Terry Kulesa, CEO, Red Rock Biofuels
We visited Friday by telephone with Red Rock Bio CEO Terry Kulesa, who gave us the highlights on some key milestones and pathways as his technology moves forward. Our notes:
Timing. We think 2016 Q2. Our biggest challenge is lead time on some of the big equipment, where we need 12-14 months out.
Finance. We’ll close most of the equity by the end of the year. We’re in due diligence now with 4 strong investors now. Basically, the debt side is bonds through Stern Brothers. So far we’ve been financing this ourselves to keep the dilution to a mimimum.
Technology and feedstock. Some of the technology and process is IR1 Group and proprietary, some through TRI. The feedstock is woody biomass. We have over 2 years of validation on the technology and the process.
Location. Lakeview, Oregon, three hours north of Reno, Nevada. We’re working with Collins Company, which has sawmill operations in that area.

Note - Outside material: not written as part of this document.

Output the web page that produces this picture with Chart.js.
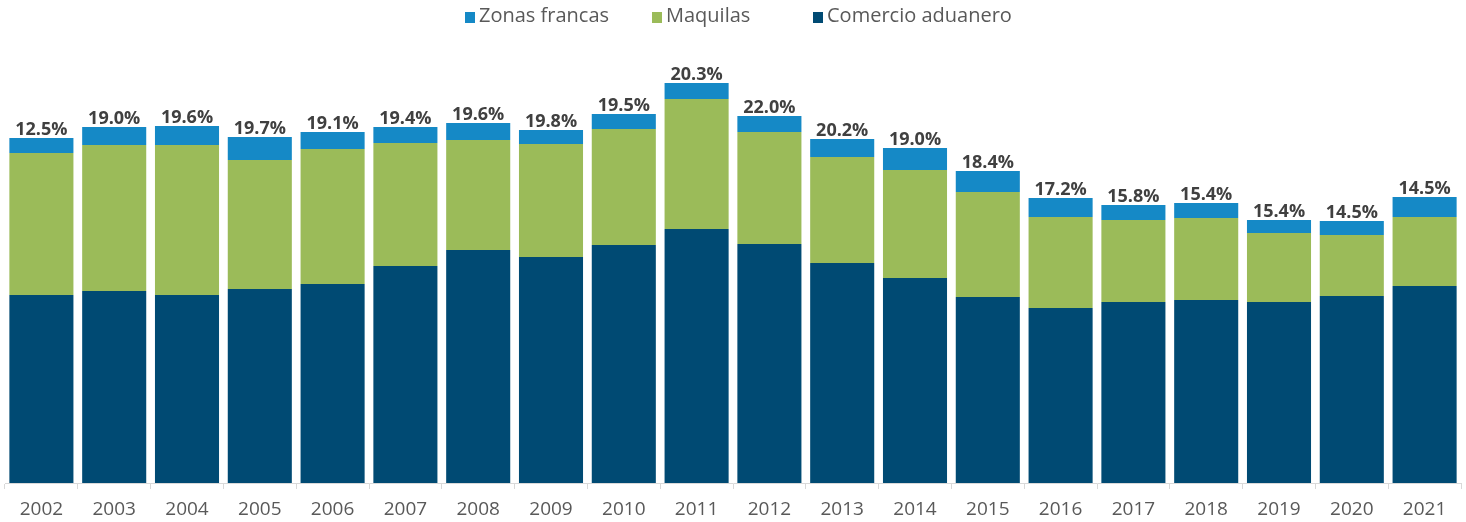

Jim Macias, CEO, Fulcrum BioEnergy
We also visited Friday by telephone with Fulcrum CEO Jim Macias, who also gave us an update on details for the Fulcrum BioEnergy project. Our notes:
Location. 5 minutes outside (east) of Reno-Sparks, Nevada.
Finance. $175 million, all done. With the Navy, the contract is signed. These are grants, in matching funds. It comes in the form of reimbursement as we follow through with milestones. The financing with with Bank of America / Merrill Lynch (BAML)
Expansion. We’ll schedule the next plants near to airline operations. We’re indifferent as to where that is as long as it is a metropolitan area with enough feedstock. Potential targets we have looked at include Houston, San Francisco, LAX, Newark/NY. It all comes down to have a feasible cost of transporting biomass.
We don’t want to announce anything yet, until all the spade work is done, until we have a site secured and are ready to file for permits. It could be the middle of next year that we are ready to talk about next locations.
The impact of the first commercial project. Once you get the first done, the financing is not where the complications will come. The Valley of Death is literally to the first commercial project. If you have feedstock secured, and an offtake contract based on market prices…and especially if you can get a fixed price contract with a full wrap from your EPC, if you get that it’s a traditinoal project like any infrastructure.
Pricing. We’re very happy with market prices. If they are $3.45, great. But if market prices work out to be $3.00, we can remain cost competitive.
Selling to other buyers. The Navy understands the value of a commercial market for these fuels — a minor spec change and we are producing mil-spec fuels. We have demonstrated this already for aviation fuel as well as distillate for the fleet.
The Public-Private partnership. It’s just invaluable. Whether it is private equity or strategic investors like Cathay Pacific and Waste Management, they like to see the government at the table with skin in the game
Message to airlines. If you help us, we’ll prioritize production of your product.
Next steps. Now that financing secured, we’ll finalize contracts with suppliers. You generally get much better terms when you can show them that you have financing in place.